> [Short exercise]: Reproduce the listing below exactly. Pictures do not belong in the copy.

..........

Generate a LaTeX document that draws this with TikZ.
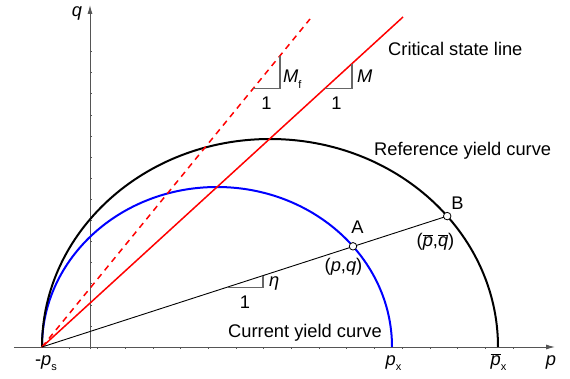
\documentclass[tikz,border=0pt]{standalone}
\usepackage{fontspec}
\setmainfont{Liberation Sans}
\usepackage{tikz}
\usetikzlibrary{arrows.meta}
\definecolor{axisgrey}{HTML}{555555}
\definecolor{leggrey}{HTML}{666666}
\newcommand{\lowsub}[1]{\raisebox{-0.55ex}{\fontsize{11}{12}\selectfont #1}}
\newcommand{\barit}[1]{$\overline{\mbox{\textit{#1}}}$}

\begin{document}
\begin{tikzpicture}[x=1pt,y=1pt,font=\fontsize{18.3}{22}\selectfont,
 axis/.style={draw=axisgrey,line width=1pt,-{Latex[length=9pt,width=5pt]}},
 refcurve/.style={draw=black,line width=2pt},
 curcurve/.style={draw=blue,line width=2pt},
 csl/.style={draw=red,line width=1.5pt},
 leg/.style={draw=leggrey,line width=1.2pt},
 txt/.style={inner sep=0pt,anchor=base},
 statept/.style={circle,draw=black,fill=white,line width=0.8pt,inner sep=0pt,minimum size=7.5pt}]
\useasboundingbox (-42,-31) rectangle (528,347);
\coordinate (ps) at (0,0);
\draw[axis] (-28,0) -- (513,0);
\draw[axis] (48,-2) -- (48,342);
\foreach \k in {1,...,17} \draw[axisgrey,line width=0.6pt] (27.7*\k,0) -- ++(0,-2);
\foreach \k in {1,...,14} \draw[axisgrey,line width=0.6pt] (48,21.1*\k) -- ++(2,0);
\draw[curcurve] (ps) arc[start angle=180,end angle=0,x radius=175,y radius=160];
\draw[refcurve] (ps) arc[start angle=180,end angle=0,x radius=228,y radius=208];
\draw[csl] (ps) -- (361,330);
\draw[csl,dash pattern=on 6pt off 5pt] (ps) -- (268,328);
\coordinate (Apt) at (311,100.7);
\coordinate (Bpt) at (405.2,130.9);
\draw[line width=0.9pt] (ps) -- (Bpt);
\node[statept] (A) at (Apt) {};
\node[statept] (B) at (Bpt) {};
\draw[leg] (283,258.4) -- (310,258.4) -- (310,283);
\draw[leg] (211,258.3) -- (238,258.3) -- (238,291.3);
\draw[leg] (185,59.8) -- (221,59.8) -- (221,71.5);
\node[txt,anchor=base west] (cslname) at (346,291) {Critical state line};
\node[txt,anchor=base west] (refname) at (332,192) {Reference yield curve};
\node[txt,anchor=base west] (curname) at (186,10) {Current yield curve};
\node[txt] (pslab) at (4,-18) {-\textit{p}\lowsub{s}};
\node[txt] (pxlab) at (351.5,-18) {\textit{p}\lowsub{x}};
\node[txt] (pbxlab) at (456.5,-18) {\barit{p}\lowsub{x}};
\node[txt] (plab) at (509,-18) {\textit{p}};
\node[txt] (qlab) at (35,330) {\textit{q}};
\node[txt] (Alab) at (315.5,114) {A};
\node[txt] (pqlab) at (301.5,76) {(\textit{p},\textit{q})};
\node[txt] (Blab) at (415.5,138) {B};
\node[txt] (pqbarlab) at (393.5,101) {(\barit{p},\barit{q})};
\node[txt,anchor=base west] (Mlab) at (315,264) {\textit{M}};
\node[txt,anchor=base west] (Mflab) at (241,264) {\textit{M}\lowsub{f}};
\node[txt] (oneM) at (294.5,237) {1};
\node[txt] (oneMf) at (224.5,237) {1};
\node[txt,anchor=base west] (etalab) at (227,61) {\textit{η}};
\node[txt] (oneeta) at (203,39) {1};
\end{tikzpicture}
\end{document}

..........

> [Full answer]:
Generate a LaTeX document that draws this with TikZ.
\documentclass[tikz,border=0pt]{standalone}
\usepackage{fontspec}
\setmainfont{Liberation Sans}
\usepackage{tikz}
\usetikzlibrary{arrows.meta}
\definecolor{axisgrey}{HTML}{555555}
\definecolor{leggrey}{HTML}{666666}
\newcommand{\lowsub}[1]{\raisebox{-0.55ex}{\fontsize{11}{12}\selectfont #1}}
\newcommand{\barit}[1]{$\overline{\mbox{\textit{#1}}}$}

\begin{document}
\begin{tikzpicture}[x=1pt,y=1pt,font=\fontsize{18.3}{22}\selectfont,
 axis/.style={draw=axisgrey,line width=1pt,-{Latex[length=9pt,width=5pt]}},
 refcurve/.style={draw=black,line width=2pt},
 curcurve/.style={draw=blue,line width=2pt},
 csl/.style={draw=red,line width=1.5pt},
 leg/.style={draw=leggrey,line width=1.2pt},
 txt/.style={inner sep=0pt,anchor=base},
 statept/.style={circle,draw=black,fill=white,line width=0.8pt,inner sep=0pt,minimum size=7.5pt}]
\useasboundingbox (-42,-31) rectangle (528,347);
\coordinate (ps) at (0,0);
\draw[axis] (-28,0) -- (513,0);
\draw[axis] (48,-2) -- (48,342);
\foreach \k in {1,...,17} \draw[axisgrey,line width=0.6pt] (27.7*\k,0) -- ++(0,-2);
\foreach \k in {1,...,14} \draw[axisgrey,line width=0.6pt] (48,21.1*\k) -- ++(2,0);
\draw[curcurve] (ps) arc[start angle=180,end angle=0,x radius=175,y radius=160];
\draw[refcurve] (ps) arc[start angle=180,end angle=0,x radius=228,y radius=208];
\draw[csl] (ps) -- (361,330);
\draw[csl,dash pattern=on 6pt off 5pt] (ps) -- (268,328);
\coordinate (Apt) at (311,100.7);
\coordinate (Bpt) at (405.2,130.9);
\draw[line width=0.9pt] (ps) -- (Bpt);
\node[statept] (A) at (Apt) {};
\node[statept] (B) at (Bpt) {};
\draw[leg] (283,258.4) -- (310,258.4) -- (310,283);
\draw[leg] (211,258.3) -- (238,258.3) -- (238,291.3);
\draw[leg] (185,59.8) -- (221,59.8) -- (221,71.5);
\node[txt,anchor=base west] (cslname) at (346,291) {Critical state line};
\node[txt,anchor=base west] (refname) at (332,192) {Reference yield curve};
\node[txt,anchor=base west] (curname) at (186,10) {Current yield curve};
\node[txt] (pslab) at (4,-18) {-\textit{p}\lowsub{s}};
\node[txt] (pxlab) at (351.5,-18) {\textit{p}\lowsub{x}};
\node[txt] (pbxlab) at (456.5,-18) {\barit{p}\lowsub{x}};
\node[txt] (plab) at (509,-18) {\textit{p}};
\node[txt] (qlab) at (35,330) {\textit{q}};
\node[txt] (Alab) at (315.5,114) {A};
\node[txt] (pqlab) at (301.5,76) {(\textit{p},\textit{q})};
\node[txt] (Blab) at (415.5,138) {B};
\node[txt] (pqbarlab) at (393.5,101) {(\barit{p},\barit{q})};
\node[txt,anchor=base west] (Mlab) at (315,264) {\textit{M}};
\node[txt,anchor=base west] (Mflab) at (241,264) {\textit{M}\lowsub{f}};
\node[txt] (oneM) at (294.5,237) {1};
\node[txt] (oneMf) at (224.5,237) {1};
\node[txt,anchor=base west] (etalab) at (227,61) {\textit{η}};
\node[txt] (oneeta) at (203,39) {1};
\end{tikzpicture}
\end{document}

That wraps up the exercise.